Posted from CellarTracker

Thanks for the note…that’s truly a large format! I’ve had mixed experiences with the Borgogno wines, unrelated to bottle condition I think (all have been in great shape). Surprisingly enough the most youthful and powerful Borgogno I have had is the 1947.

Used to drink a lot of this vintage in Sydney, The wine shop on Pyrmont Bridge Road(just down the road from the dog racing track) used to carry a lot of back vintages for not a lot of money. I believe one of the family members was the importer. 1971 seemed to be the most consistent.

The barbaresco from the same year is incredible.

I’ve had the 71 of this a number of times as well…in my experience, if the cork is sound, the bottle has been standing long enough to let the sediment settle, and the wine gets some air and decanted off the sediment well ahead of dinner…it’s always been a great drink!

The '47 is remarkable Rob. Probably the best Borgogno I have had. The '64 is special too.

I’ve not had the ‘64, but I enjoyed the ‘61 and really liked the ‘47. While they were fun to try, I’ve not really been that impressed with most of the other older vintages I’ve tasted.



I’ve had the '47 once (wife’s birth year), and agree it’s a great bottle.
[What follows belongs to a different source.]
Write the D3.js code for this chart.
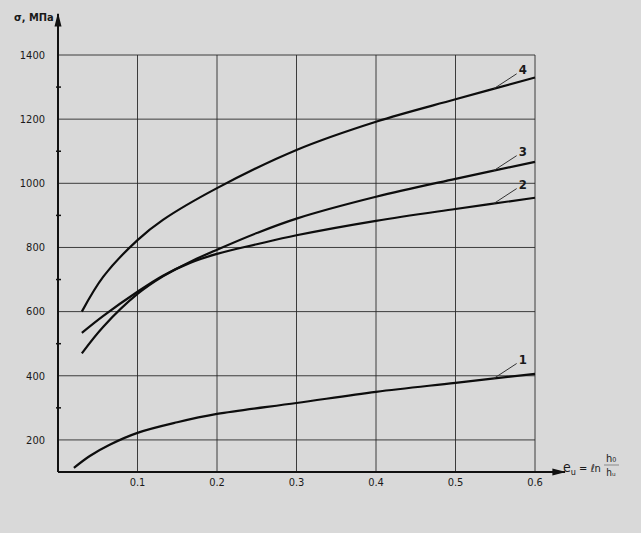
<!DOCTYPE html>
<html>
<head>
<meta charset="utf-8">
<script src="https://cdn.jsdelivr.net/npm/d3@7"></script>
<style>
  body { margin: 0; background: #d9d9d9; }
  svg { display: block; }
  text { font-family: "Liberation Sans Narrow", "DejaVu Sans Condensed", sans-serif; fill: #1a1a1a; }
</style>
</head>
<body>
<svg width="641" height="533"></svg>
<script>
// strain (eps) vs flow stress (sigma, MPa), curves 1..4
var eps1 = [0.02, 0.04, 0.065, 0.1, 0.15, 0.2, 0.3, 0.4, 0.5, 0.6];
var sig1 = [113, 150, 185, 222, 255, 281, 315, 350, 378, 406];

var eps2 = [0.03, 0.057, 0.1, 0.132, 0.166, 0.2, 0.25, 0.3, 0.4, 0.5, 0.6];
var sig2 = [534, 587, 662, 712, 752, 780, 810, 838, 883, 920, 955];

var eps3 = [0.03, 0.057, 0.1, 0.132, 0.166, 0.2, 0.25, 0.3, 0.4, 0.5, 0.6];
var sig3 = [470, 553, 655, 710, 755, 793, 845, 890, 958, 1014, 1067];

var eps4 = [0.03, 0.057, 0.1, 0.132, 0.2, 0.3, 0.4, 0.5, 0.6];
var sig4 = [600, 709, 823, 886, 985, 1104, 1192, 1262, 1330];

var curveNames = ["1", "2", "3", "4"];
var xTicks = [0.1, 0.2, 0.3, 0.4, 0.5, 0.6];
var yTicks = [200, 400, 600, 800, 1000, 1200, 1400];
var yMinor = [300, 500, 700, 900, 1100, 1300];

var series = [
  { name: curveNames[0], eps: eps1, sig: sig1 },
  { name: curveNames[1], eps: eps2, sig: sig2 },
  { name: curveNames[2], eps: eps3, sig: sig3 },
  { name: curveNames[3], eps: eps4, sig: sig4 }
];

var svg = d3.select("svg");

var x = d3.scaleLinear().domain([0, 0.6]).range([58, 535]);
var y = d3.scaleLinear().domain([100, 1400]).range([472, 55]);

// grid
var grid = svg.append("g")
    .attr("stroke", "#2a2a2a")
    .attr("stroke-width", 0.9);

grid.selectAll(".vg")
  .data(xTicks)
  .enter()
  .append("line")
    .attr("x1", function(d) { return x(d); })
    .attr("x2", function(d) { return x(d); })
    .attr("y1", y(100))
    .attr("y2", y(1400));

grid.selectAll(".hg")
  .data(yTicks)
  .enter()
  .append("line")
    .attr("x1", x(0))
    .attr("x2", x(0.6))
    .attr("y1", function(d) { return y(d); })
    .attr("y2", function(d) { return y(d); });

// axes with arrows
svg.append("defs").append("marker")
    .attr("id", "arr")
    .attr("viewBox", "0 0 10 10")
    .attr("refX", 9)
    .attr("refY", 5)
    .attr("markerWidth", 7)
    .attr("markerHeight", 7)
    .attr("orient", "auto")
  .append("path")
    .attr("d", "M0,2.5L10,5L0,7.5Z")
    .attr("fill", "#111");

svg.append("line")
    .attr("x1", x(0)).attr("y1", y(100))
    .attr("x2", x(0)).attr("y2", 14)
    .attr("stroke", "#111").attr("stroke-width", 2)
    .attr("marker-end", "url(#arr)");

svg.append("line")
    .attr("x1", x(0)).attr("y1", y(100))
    .attr("x2", 565).attr("y2", y(100))
    .attr("stroke", "#111").attr("stroke-width", 2)
    .attr("marker-end", "url(#arr)");

svg.selectAll(".minor")
  .data(yMinor)
  .enter()
  .append("line")
    .attr("x1", x(0) - 2)
    .attr("x2", x(0) + 3)
    .attr("y1", function(d) { return y(d); })
    .attr("y2", function(d) { return y(d); })
    .attr("stroke", "#111")
    .attr("stroke-width", 1.5);

// tick labels
svg.selectAll(".yl")
  .data(yTicks)
  .enter()
  .append("text")
    .attr("x", 45)
    .attr("y", function(d) { return y(d); })
    .attr("dy", "0.35em")
    .attr("text-anchor", "end")
    .attr("font-size", 11)
    .text(function(d) { return d; });

svg.selectAll(".xl")
  .data(xTicks)
  .enter()
  .append("text")
    .attr("x", function(d) { return x(d); })
    .attr("y", 486)
    .attr("text-anchor", "middle")
    .attr("font-size", 11)
    .text(function(d) { return d3.format(".1f")(d); });

// axis titles
svg.append("text")
    .attr("x", 14).attr("y", 21)
    .attr("font-size", 11)
    .attr("font-weight", "bold")
    .text("σ, МПа");

var xt = svg.append("text")
    .attr("x", 563).attr("y", 472)
    .attr("font-size", 14);
xt.append("tspan").text("e");
xt.append("tspan").attr("font-size", 9).attr("dy", 3).text("u");
xt.append("tspan").attr("font-size", 11).attr("dy", -3).text(" = ℓn");

svg.append("text")
    .attr("x", 611).attr("y", 462)
    .attr("text-anchor", "middle")
    .attr("font-size", 11)
    .text("h₀");
svg.append("line")
    .attr("x1", 604).attr("x2", 619)
    .attr("y1", 465).attr("y2", 465)
    .attr("stroke", "#555").attr("stroke-width", 0.6);
svg.append("text")
    .attr("x", 611).attr("y", 476)
    .attr("text-anchor", "middle")
    .attr("font-size", 10)
    .text("hᵤ");

// curves
var line = d3.line()
    .x(function(d) { return x(d[0]); })
    .y(function(d) { return y(d[1]); })
    .curve(d3.curveCatmullRom.alpha(0.5));

series.forEach(function(s) {
  var pts = d3.zip(s.eps, s.sig);
  svg.append("path")
      .attr("d", line(pts))
      .attr("fill", "none")
      .attr("stroke", "#0d0d0d")
      .attr("stroke-width", 2.2);

  // leader line and number
  var at = d3.scaleLinear().domain(s.eps).range(s.sig);
  var px = x(0.548), py = y(at(0.548));
  svg.append("line")
      .attr("x1", px).attr("y1", py)
      .attr("x2", px + 23).attr("y2", py - 15)
      .attr("stroke", "#333")
      .attr("stroke-width", 1);
  svg.append("text")
      .attr("x", px + 25).attr("y", py - 15)
      .attr("font-size", 13)
      .attr("font-weight", "bold")
      .attr("font-family", "DejaVu Sans Condensed, sans-serif")
      .text(s.name);
});
</script>
</body>
</html>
One more left…

Not to hijack this very nice thread, but I would like to contribute notes from the two 1971s enjoyed in preparation for my lovely wife’s upcoming 49th, if I may. I have had great success with this vintage (wine- and spouse-wise!) and hope to sustain that heading into her 50th, for which I have been assembling a bevy of bottles from that year.

Jonathan


1971 Marchesi di Barolo Barolo Riserva Speciale


Stood up for ten days. A Durand allowed for clean extraction of the firm cork, with no signs of seepage. Slo-ox’ed for 6 hours, then monitored through the evening. Muted aromas of pastille and herbs. Lively on the palate, and gained intensity with air. The acid was too prominent at first, but with time – and especially, with food – the wine came into very nice balance, with tart red berry and floral notes, some earthiness and a touch of rose oil. The fine sediment was barely noticeable. While clearly not at peak, my sense is that the wine has plateaued at a lovely place and will remain as such indefinitely.


1971 Château Haut-Bailly


Stood up for two days. The cork was very soft, and a small end-piece crumbled when the rest was extracted. Slo-ox’ed for six hours. This is a formidable wine, with the tertiary characteristics I look for in a Graves of this pedigree: cigar ash, leather and sous-bois, in harmony with the gentle framboise flavors. Just enough acidity to provide a touch of energy which made things very interesting. The wine held firm for 3 hours or so, just nipping the Barolo, and I have a 1/3 of the bottle left to check in on tomorrow.

Good luck with that…I’m sure it’ll all be great!

Isn’t it the case that there are two different versions of these old Borgognos, original and reconditioned, that are distinguished by the color of their capsules?

Yes, the original red-capsuled bottles tend to be preferred over the reconditioned black-capsuled bottles from what I have been able to gather from posts on these wines.